A vector store takes care of storing the embedded data and performing a vector search. LangChain provides support for a variety of vector stores, we’ll be using FAISS for this example.

from langchain_community.vectorstores import FAISS

vector_store = FAISS.from_documents(document_chunks, embedding=embedding_model)

Use Text Embedding NIM with LCEL#

The next example integrates the vector database with the LLM. A LangChain Expression Language (LCEL) combines these components together. It then formulates the prompt placeholders (context and question) and pipes them to our LLM connector to answer the original question from the first example (How much memory does the NVIDIA H200 have?) with embeddings from the NVIDIA H200 datasheet document.

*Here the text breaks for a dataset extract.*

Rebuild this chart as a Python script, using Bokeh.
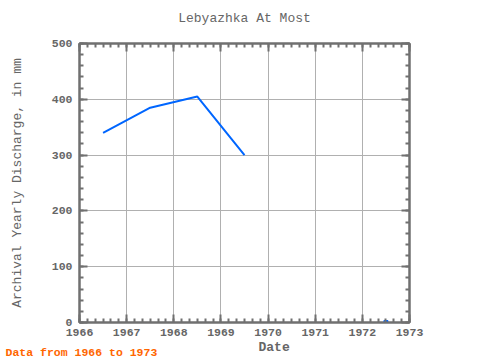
from bokeh.plotting import figure
from bokeh.models import LinearAxis, SingleIntervalTicker, Range1d, Grid, Title
from bokeh.embed import file_html
from bokeh.resources import INLINE

# data
years = [1966.5, 1967.5, 1968.5, 1969.5]
discharge = [340, 385, 405, 300]
single_year = [1972.5]
single_val = [0]

title_text = "Lebyazhka At Most"
x_label = "Date"
y_label = "Archival Yearly Discharge, in mm"
footer_text = "Data from 1966 to 1973"

FONT = "Liberation Mono"
GRAY = "#666666"
AXIS = "#707070"

p = figure(width=480, height=360, output_backend="svg", toolbar_location=None,
           x_range=Range1d(1966, 1973), y_range=Range1d(0, 500),
           min_border_left=79, min_border_right=71, min_border_top=43, min_border_bottom=38,
           x_axis_location=None, y_axis_location=None)
p.title.visible = False
p.background_fill_color = "white"
p.border_fill_color = "white"
p.outline_line_color = AXIS
p.outline_line_width = 2

def make_axis(kind, show_labels):
    ax = LinearAxis()
    if kind == "x":
        ax.ticker = SingleIntervalTicker(interval=1, num_minor_ticks=6)
    else:
        ax.ticker = SingleIntervalTicker(interval=100, num_minor_ticks=5)
    ax.axis_line_color = AXIS
    ax.axis_line_width = 2
    ax.major_tick_line_color = AXIS
    ax.minor_tick_line_color = AXIS
    ax.major_tick_line_width = 2
    ax.minor_tick_line_width = 2
    ax.major_tick_in = 8
    ax.major_tick_out = 0
    ax.minor_tick_in = 4
    ax.minor_tick_out = 0
    ax.major_label_text_font = FONT
    ax.major_label_text_font_style = "bold"
    if show_labels:
        ax.major_label_text_color = GRAY
        ax.major_label_text_font_size = "11.5px"
        ax.major_label_standoff = 6
    else:
        ax.major_label_text_color = None
        ax.major_label_text_font_size = "1px"
        ax.major_label_standoff = 0
    return ax

xb = make_axis("x", True)
p.add_layout(xb, "below")

# top axis carries the chart title as its label
xt = make_axis("x", False)
xt.axis_label = title_text
xt.axis_label_text_font = FONT
xt.axis_label_text_font_size = "13px"
xt.axis_label_text_font_style = "normal"
xt.axis_label_text_color = GRAY
xt.axis_label_standoff = 18
p.add_layout(xt, "above")

yl = make_axis("y", True)
yl.major_label_standoff = 7
yl.axis_label = y_label
yl.axis_label_text_font = FONT
yl.axis_label_text_font_size = "13px"
yl.axis_label_text_font_style = "normal"
yl.axis_label_text_color = GRAY
yl.axis_label_standoff = 24
p.add_layout(yl, "left")
p.add_layout(make_axis("y", False), "right")

p.add_layout(Grid(dimension=0, ticker=SingleIntervalTicker(interval=1), grid_line_color="#b0b0b0", grid_line_width=1))
p.add_layout(Grid(dimension=1, ticker=SingleIntervalTicker(interval=100), grid_line_color="#b0b0b0", grid_line_width=1))

p.line(years, discharge, line_color="#0066ff", line_width=2)
p.scatter(single_year, single_val, marker="square", size=4, color="#0066ff")

date_title = Title(text=x_label, align="left", offset=179, vertical_align="top", standoff=3,
                   text_font=FONT, text_font_size="13px", text_font_style="bold", text_color=GRAY)
p.add_layout(date_title, "below")
footer = Title(text=footer_text, align="left", offset=-74, vertical_align="top", standoff=-26,
               text_font=FONT, text_font_size="11.5px", text_font_style="bold", text_color="#ff6600")
p.add_layout(footer, "below")

open("out.html", "w").write(file_html(p, INLINE))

from langchain_core.prompts import ChatPromptTemplate
from langchain_core.runnables import RunnablePassthrough
from langchain_core.output_parsers import StrOutputParser

prompt = ChatPromptTemplate.from_messages([
    ("system", 
        "You are a helpful and friendly AI!"
        "Your responses should be concise and no longer than two sentences."
        "Do not hallucinate. Say you don't know if you don't have this information."
        # "Answer the question using only the context"
        "\n\nQuestion: {question}\n\nContext: {context}"
    ),
    ("user", "{question}")
])

chain = (
    {
        "context": vector_store.as_retriever(),
        "question": RunnablePassthrough()
    }
    | prompt
    | llm
    | StrOutputParser()
)

print(chain.invoke("How much memory does the NVIDIA H200 have?"))

This query should produce output similar to the following:

The NVIDIA H200 has 141 gigabytes (GB) of HBM3e memory.